Geen spaargeld, geen beleggingen, geen partner op wie ze kunnen terugvallen én al helemaal geen arbeidsongeschiktheidsverzekering (aov). Dat was de stand van zaken in 2019 bij 4 op de 10 zzp’ers blijkt uit het Zelfstandigen Enquête Arbeid. Dit moet anders. In februari 2020 hebben sociale partners op hoofdlijnen een akkoord bereikt over de verplichte aov voor zzp’ers.
 
Wat van groot belang was tijdens dit akkoord was dat de verplichte verzekering betaalbaar is. Daarom is er gekozen voor een lagere uitkering dan voor werknemers in loondienst. Welk bedrag dat is, is afhankelijk van het inkomen van de ruim 1 miljoen zzp’ers in Nederland. Máár er zit een limiet aan: zzp’ers zullen naar verwachting op zijn hoogst rond de 200 euro (bruto) per maand kwijt zijn.
 
Naast inkomsten- ook wachttijdafhankelijk
Met de wachttijd wordt uiteraard de periode bedoeld die een zzp’er zelf moet zien te overbruggen zonder inkomen. Denk aan een broodfonds, eigen vermogen of een aparte verzekering. Zij kunnen straks kiezen of ze a een halfjaar, een jaar of twee jaar in aanmerking komen voor de verzekering. Uiteraard zal bij twee jaar de premie lager uitvallen, maar hierbij moet je een vele langere tijd zelf zien te financieren. Vul je geen keuze in, dan krijg je een standaard wachttijd van een jaar.
 
Rond 2024 gaat de regeling in
Het is nog niet met zekerheid te zeggen maar men verwacht de nieuwe regeling rond 2024 in te zien gaan. Dit wordt uitgevoerd door het UWV.

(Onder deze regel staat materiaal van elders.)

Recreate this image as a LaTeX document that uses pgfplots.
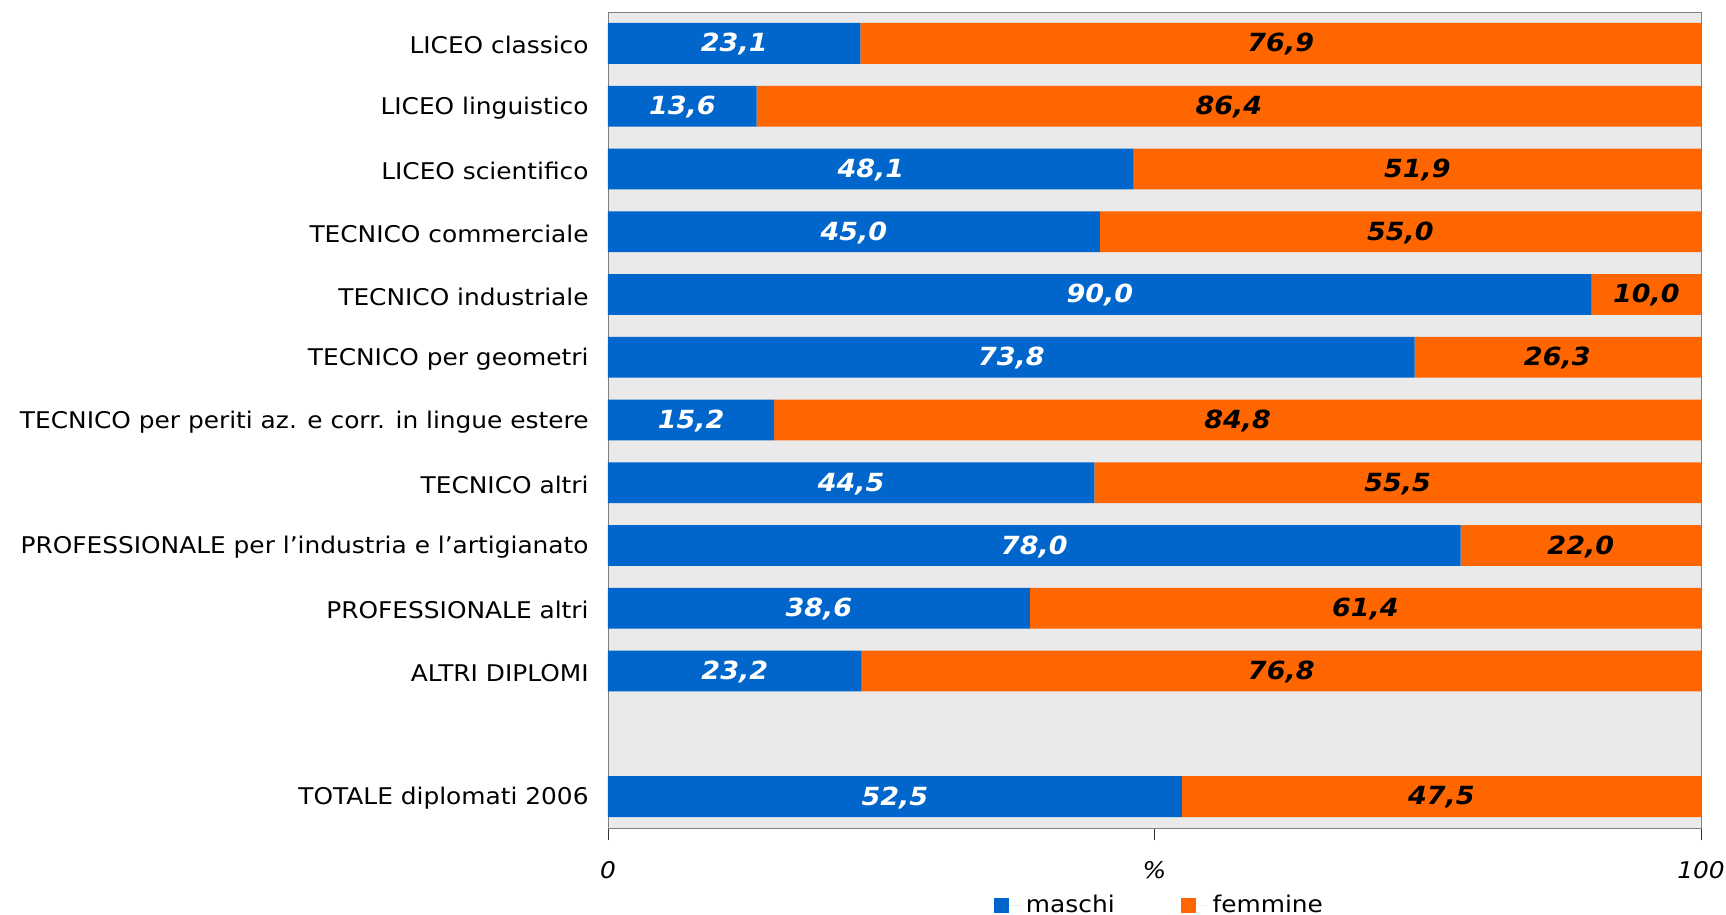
\documentclass[border=0pt]{standalone}
\usepackage{fontspec}
\setmainfont{DejaVu Sans}[FakeStretch=1.08]
\usepackage{pgfplots}
\usepackage{pgfplotstable}
\pgfplotsset{compat=1.18}
\definecolor{mblue}{HTML}{0066CC}
\definecolor{forange}{HTML}{FF6600}
\definecolor{bggray}{HTML}{EAEAEA}
\definecolor{framegray}{HTML}{808080}

\pgfplotstableread{
y m f
0 23.1 76.9
1 13.6 86.4
2 48.1 51.9
3 45.0 55.0
4 90.0 10.0
5 73.8 26.3
6 15.2 84.8
7 44.5 55.5
8 78.0 22.0
9 38.6 61.4
10 23.2 76.8
12 52.5 47.5
}\datatable

\begin{document}
\begin{tikzpicture}
\pgfplotsset{common/.style={scale only axis, width=546.5pt, height=408pt,
  xmin=0, xmax=100, ymin=-0.5, ymax=12.5, y dir=reverse,
  at={(0,0)}, anchor=south west}}
\begin{axis}[common, xbar stacked, bar width=0.65,
  axis background/.style={fill=bggray},
  axis line style={framegray},
  ytick={0,1,2,3,4,5,6,7,8,9,10,12},
  yticklabels={LICEO classico, LICEO linguistico, LICEO scientifico, TECNICO commerciale, TECNICO industriale, TECNICO per geometri, TECNICO per periti az. e corr. in lingue estere, TECNICO altri, PROFESSIONALE per l’industria e l’artigianato, PROFESSIONALE altri, ALTRI DIPLOMI, TOTALE diplomati 2006},
  ytick style={draw=none},
  yticklabel style={font=\fontsize{11.5}{14}\selectfont, inner sep=0pt, xshift=-3.5pt, yshift=-1pt},
  xtick={0,50,100}, xticklabels={0,\%,100},
  xtick pos=bottom,
  tick align=outside, major tick length=6pt,
  xtick style={black!80},
  xticklabel style={font=\fontsize{11.5}{14}\selectfont\itshape, yshift=-7pt},
  legend style={at={(0.5,0)}, anchor=center, yshift=-38.5pt, xshift=3pt, draw=none, fill=none,
    legend columns=2, font=\fontsize{11.5}{14}\selectfont,
    /tikz/every even column/.append style={column sep=31pt}},
  legend image code/.code={\fill[#1] (0pt,-3.75pt) rectangle (7.5pt,3.75pt);\path (0pt,0pt) -- (14pt,0pt);},
  ]
\addplot[fill=mblue, draw=none] table[x=m, y=y]{\datatable};
\addplot[fill=forange, draw=none] table[x=f, y=y]{\datatable};
\legend{maschi, femmine}
\end{axis}
\begin{axis}[common, hide axis,
  /pgf/number format/.cd, use comma, fixed, fixed zerofill, precision=1, assume math mode=true]
\addplot[draw=none, mark=none, nodes near coords, point meta=explicit,
  nodes near coords style={anchor=center, white, yshift=-0.5pt, font=\fontsize{12.5}{15}\selectfont\bfseries\itshape}]
  table[x expr=\thisrow{m}/2, y=y, meta=m]{\datatable};
\addplot[draw=none, mark=none, nodes near coords, point meta=explicit,
  nodes near coords style={anchor=center, black, yshift=-0.5pt, font=\fontsize{12.5}{15}\selectfont\bfseries\itshape}]
  table[x expr={min(\thisrow{m}+\thisrow{f}/2, 100-\thisrow{f}/2)}, y=y, meta=f]{\datatable};
\end{axis}
\pgfresetboundingbox
\path[use as bounding box] (-304pt,-43.5pt) rectangle (559pt,414pt);
\end{tikzpicture}
\end{document}
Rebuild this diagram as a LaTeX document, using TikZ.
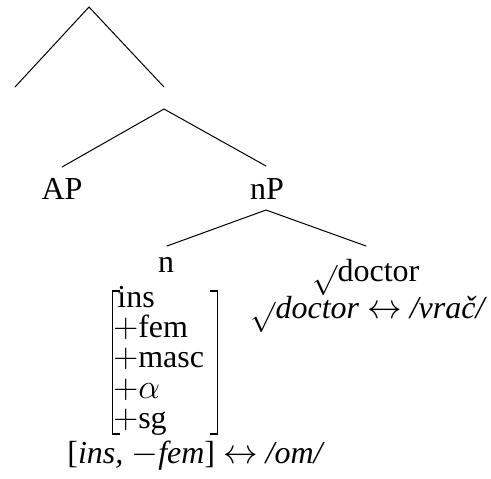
\documentclass[tikz,border=0pt]{standalone}
\usepackage[no-math]{fontspec}
\setmainfont{Liberation Serif}
\newfontfamily\tnr{Liberation Serif}
\usepackage{graphicx}
\newcommand{\mth}[1]{$#1$}
\newcommand{\rad}{\raisebox{-3.5pt}{\scalebox{0.875}{$\surd$}}}
\begin{document}
\begin{tikzpicture}[x=0.5pt,y=-0.5pt,
  lab/.style={inner sep=0pt, text height=0.68em, text depth=0.18em, font=\tnr\fontsize{16}{19}\selectfont},
  edge/.style={line width=0.5pt, line cap=round},
  brk/.style={line width=0.7pt}]
\useasboundingbox (0,0) rectangle (491,478);
% tree skeleton
\coordinate (root) at (89,7);
\coordinate (L) at (15,87);
\coordinate (Rt) at (164,87);
\coordinate (Rb) at (164,109);
\node[lab, anchor=base] (AP) at (62,199) {AP};
\node[lab, anchor=base] (nP) at (267,199) {nP};
\coordinate (APt) at (62,167);
\coordinate (nPt) at (266,166);
\coordinate (nPb) at (266,210);
\node[lab, anchor=base] (n) at (166,272) {n};
\coordinate (nt) at (167,246);
\node[lab, anchor=base west] (rootdoc) at (312,281) {\rad doctor};
\coordinate (rt) at (366,246);
\draw[edge] (L) -- (root) -- (Rt);
\draw[edge] (APt) -- (Rb) -- (nPt);
\draw[edge] (nt) -- (nPb) -- (rt);
% feature matrix
\node[lab, anchor=base west] (f1) at (117,307) {ins};
\node[lab, anchor=base west] (f2) at (113,337) {\mth{+}fem};
\node[lab, anchor=base west] (f3) at (113,367) {\mth{+}masc};
\node[lab, anchor=base west] (f4) at (113,398) {\mth{+\alpha}};
\node[lab, anchor=base west] (f5) at (113,428) {\mth{+}sg};
\draw[brk] (120,291) -- (112.5,291) -- (112.5,434) -- (120,434);
\draw[brk] (210,291) -- (217.5,291) -- (217.5,434) -- (210,434);
% vocabulary items
\node[lab, anchor=base west] (vr) at (250,318) {\rad\textit{doctor} \mth{\leftrightarrow} \textit{/vrač/}};
\node[lab, anchor=base west] (om) at (67,463) {[\textit{ins,} \mth{-}\textit{fem}] \mth{\leftrightarrow} \textit{/om/}};
\end{tikzpicture}
\end{document}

Wie is er dan precies verplicht deze verzekering af te sluiten?
Dat is heel simpel; alle zzp’ers tot aan de AOW-leeftijd zijn dit verplicht. Indien je al een dergelijke verzekering hebt, dan kan je vrijstelling krijgen. Echter is dit pas van toepassing als het een particuliere verzekering is die vergelijkbaar is qua hoogte. Het gaat hierbij dus niet om voldoende spaargeld, beleggingen, etc.